● **What the task requires**: Starting at the first line of the listing below, repeat each line up to and including the one containing "s.set_visible(False)". Leave out pictures.
#####
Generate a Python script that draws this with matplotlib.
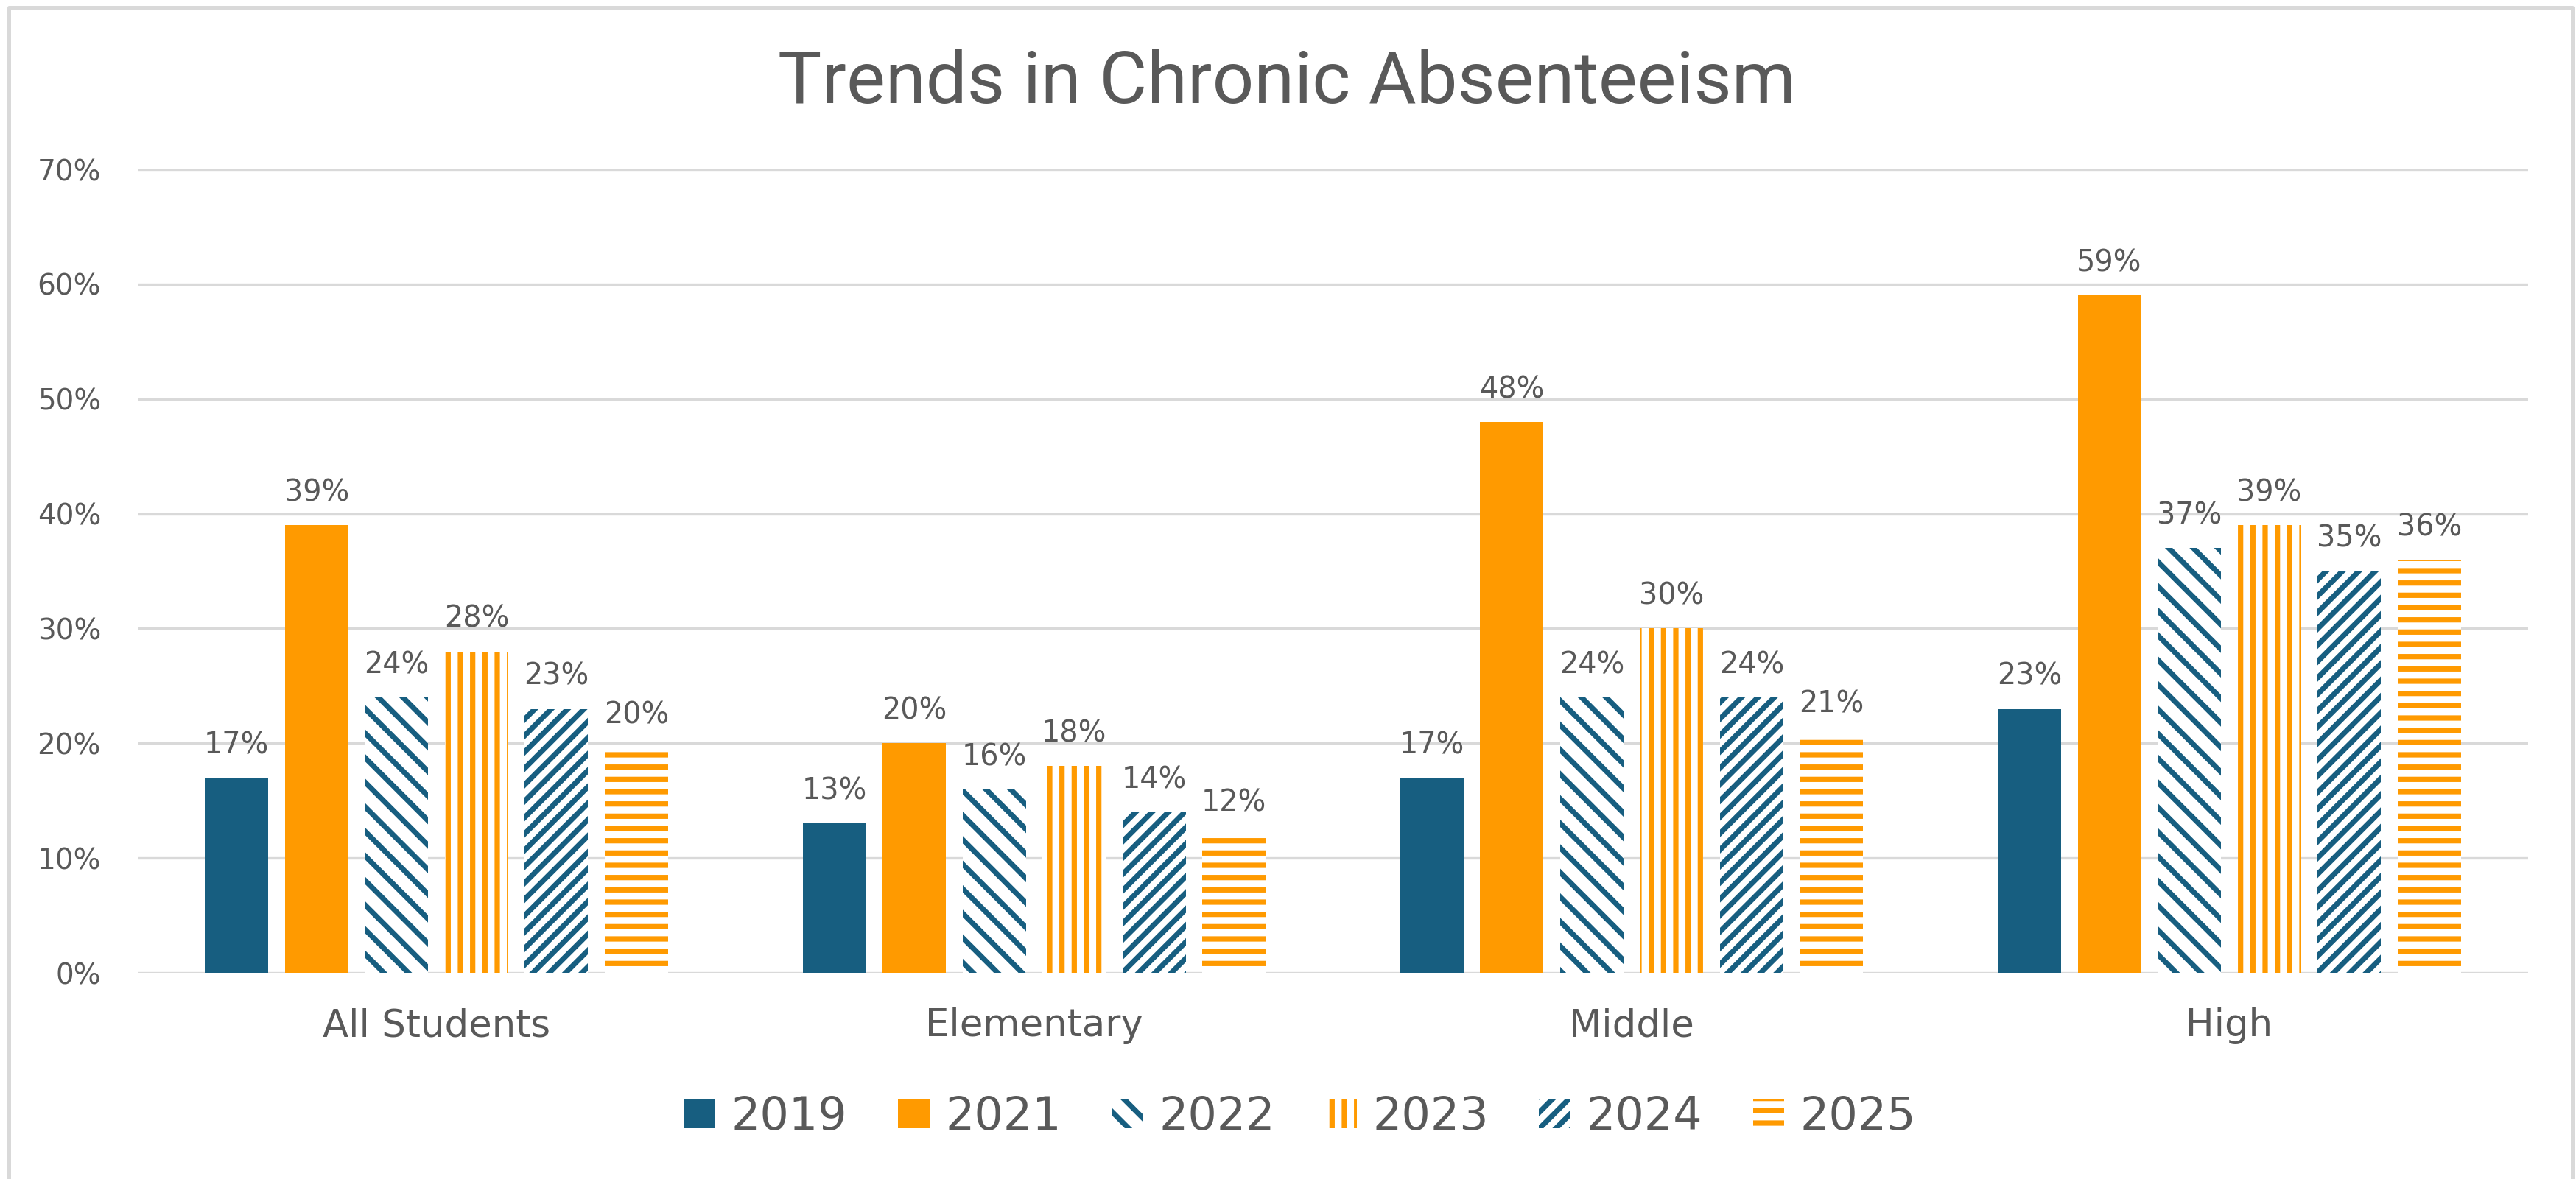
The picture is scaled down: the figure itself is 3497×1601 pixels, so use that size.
import numpy as np
import matplotlib.pyplot as plt
from matplotlib.lines import Line2D

categories = ["All Students", "Elementary", "Middle", "High"]
years = ["2019", "2021", "2022", "2023", "2024", "2025"]

# chronic absenteeism rate (%) by year, one list per year
rate_2019 = [17, 13, 17, 23]
rate_2021 = [39, 20, 48, 59]
rate_2022 = [24, 16, 24, 37]
rate_2023 = [28, 18, 30, 39]
rate_2024 = [23, 14, 24, 35]
rate_2025 = [19.6, 12, 20.6, 36]
series = [rate_2019, rate_2021, rate_2022, rate_2023, rate_2024, rate_2025]

yticks = [0, 10, 20, 30, 40, 50, 60, 70]

BLUE = "#175e80"
ORANGE = "#ff9a00"
GRID = "#d9d9d9"
TEXT = "#595959"

styles = [
    dict(color=BLUE, hatch=None),
    dict(color=ORANGE, hatch=None),
    dict(color=BLUE, hatch="\\\\"),
    dict(color=ORANGE, hatch="||"),
    dict(color=BLUE, hatch="///"),
    dict(color=ORANGE, hatch="--"),
]

plt.rcParams["hatch.linewidth"] = 2.6
plt.rcParams["font.family"] = "DejaVu Sans"

W, H = 3498, 1601
DPI = 200
fig = plt.figure(figsize=(W / DPI, H / DPI), dpi=DPI)
ax = fig.add_axes([187 / W, 1 - 1321 / H, (3432 - 187) / W, (1321 - 230) / H])

x = np.arange(len(categories))
step = 0.1338
width = 0.106

for i, (vals, year, st) in enumerate(zip(series, years, styles)):
    pos = x + (i - 2.5) * step
    if st["hatch"] is None:
        bars = ax.bar(pos, vals, width, color=st["color"], linewidth=0,
                      label=year, zorder=2)
    else:
        bars = ax.bar(pos, vals, width, facecolor="white", edgecolor=st["color"],
                      hatch=st["hatch"], linewidth=0, label=year, zorder=2)
    ax.bar_label(bars, labels=[f"{round(v)}%" for v in vals], padding=8.5,
                 fontsize=14.3, color=TEXT)

ax.set_xlim(-0.5, len(categories) - 0.5)
ax.set_ylim(0, 70)
ax.set_yticks(yticks)
ax.set_yticklabels([f"{t}%" for t in yticks])
ax.set_xticks(x)
ax.set_xticklabels(categories)
ax.tick_params(axis="y", length=0, pad=18, labelsize=14, labelcolor=TEXT)
ax.tick_params(axis="x", length=0, pad=17, labelsize=18.5, labelcolor=TEXT)
ax.grid(axis="y", color=GRID, linewidth=1.2, zorder=0)
ax.set_axisbelow(True)
for s in ax.spines.values():
    s.set_visible(False)

fig.text(1747 / W, 1 - 140 / H, "Trends in Chronic Absenteeism", ha="center",
         va="baseline", fontsize=35.8, color=TEXT, family="Roboto")

fig.legend(loc="center", bbox_to_anchor=(1765 / W, 1 - 1517 / H), ncol=6,
           frameon=False, fontsize=22.3, labelcolor=TEXT, handlelength=0.69,
           handleheight=0.61, handletextpad=0.35, columnspacing=1.1)

# outer chart frame (open at the bottom)
fig.add_artist(Line2D([12 / W, 12 / W, 3492 / W, 3492 / W],
                      [0, 1 - 10 / H, 1 - 10 / H, 0],
                      transform=fig.transFigure, color=GRID, linewidth=1.8))

fig.savefig("out.png", dpi=DPI, facecolor="white")
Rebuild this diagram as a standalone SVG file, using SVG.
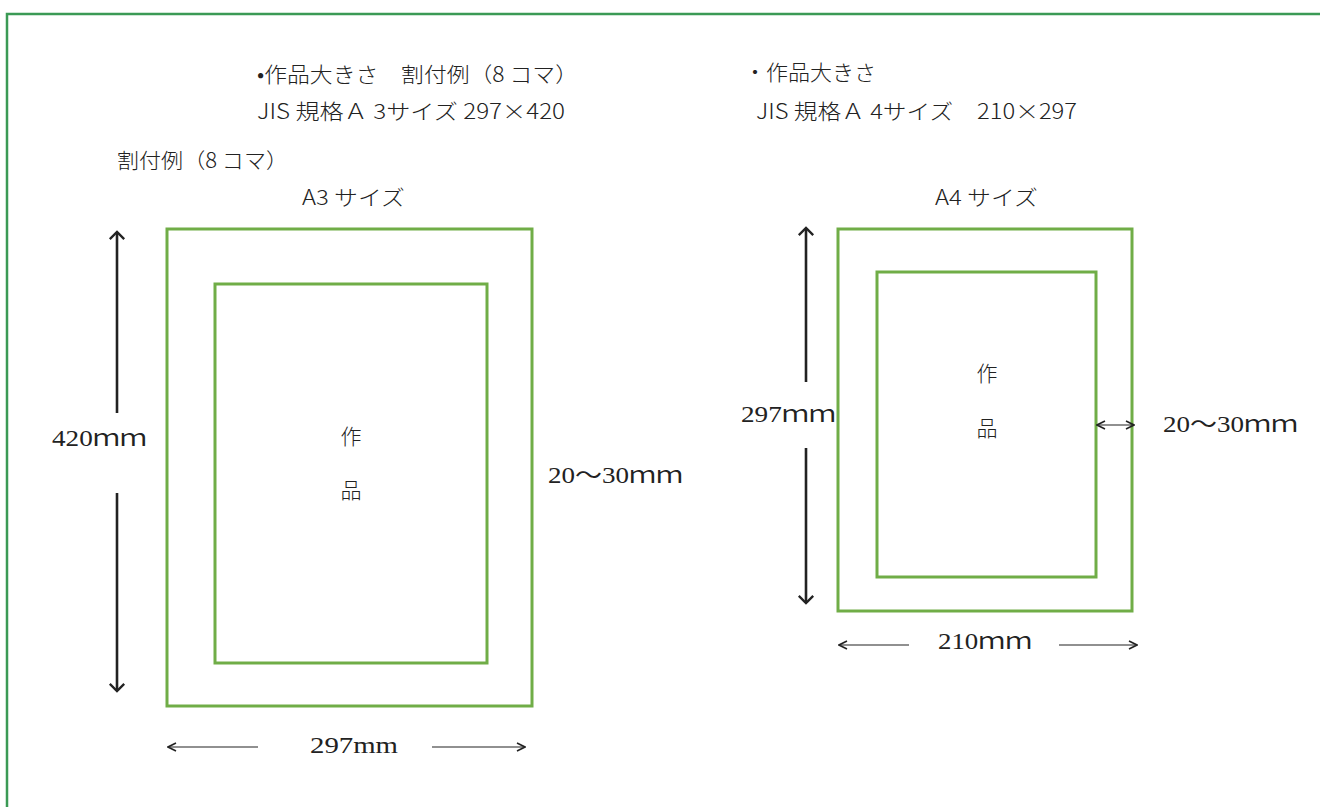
#####
● **Expected output**:
Generate a Python script that draws this with matplotlib.
The picture is scaled down: the figure itself is 3497×1601 pixels, so use that size.
import numpy as np
import matplotlib.pyplot as plt
from matplotlib.lines import Line2D

categories = ["All Students", "Elementary", "Middle", "High"]
years = ["2019", "2021", "2022", "2023", "2024", "2025"]

# chronic absenteeism rate (%) by year, one list per year
rate_2019 = [17, 13, 17, 23]
rate_2021 = [39, 20, 48, 59]
rate_2022 = [24, 16, 24, 37]
rate_2023 = [28, 18, 30, 39]
rate_2024 = [23, 14, 24, 35]
rate_2025 = [19.6, 12, 20.6, 36]
series = [rate_2019, rate_2021, rate_2022, rate_2023, rate_2024, rate_2025]

yticks = [0, 10, 20, 30, 40, 50, 60, 70]

BLUE = "#175e80"
ORANGE = "#ff9a00"
GRID = "#d9d9d9"
TEXT = "#595959"

styles = [
    dict(color=BLUE, hatch=None),
    dict(color=ORANGE, hatch=None),
    dict(color=BLUE, hatch="\\\\"),
    dict(color=ORANGE, hatch="||"),
    dict(color=BLUE, hatch="///"),
    dict(color=ORANGE, hatch="--"),
]

plt.rcParams["hatch.linewidth"] = 2.6
plt.rcParams["font.family"] = "DejaVu Sans"

W, H = 3498, 1601
DPI = 200
fig = plt.figure(figsize=(W / DPI, H / DPI), dpi=DPI)
ax = fig.add_axes([187 / W, 1 - 1321 / H, (3432 - 187) / W, (1321 - 230) / H])

x = np.arange(len(categories))
step = 0.1338
width = 0.106

for i, (vals, year, st) in enumerate(zip(series, years, styles)):
    pos = x + (i - 2.5) * step
    if st["hatch"] is None:
        bars = ax.bar(pos, vals, width, color=st["color"], linewidth=0,
                      label=year, zorder=2)
    else:
        bars = ax.bar(pos, vals, width, facecolor="white", edgecolor=st["color"],
                      hatch=st["hatch"], linewidth=0, label=year, zorder=2)
    ax.bar_label(bars, labels=[f"{round(v)}%" for v in vals], padding=8.5,
                 fontsize=14.3, color=TEXT)

ax.set_xlim(-0.5, len(categories) - 0.5)
ax.set_ylim(0, 70)
ax.set_yticks(yticks)
ax.set_yticklabels([f"{t}%" for t in yticks])
ax.set_xticks(x)
ax.set_xticklabels(categories)
ax.tick_params(axis="y", length=0, pad=18, labelsize=14, labelcolor=TEXT)
ax.tick_params(axis="x", length=0, pad=17, labelsize=18.5, labelcolor=TEXT)
ax.grid(axis="y", color=GRID, linewidth=1.2, zorder=0)
ax.set_axisbelow(True)
for s in ax.spines.values():
    s.set_visible(False)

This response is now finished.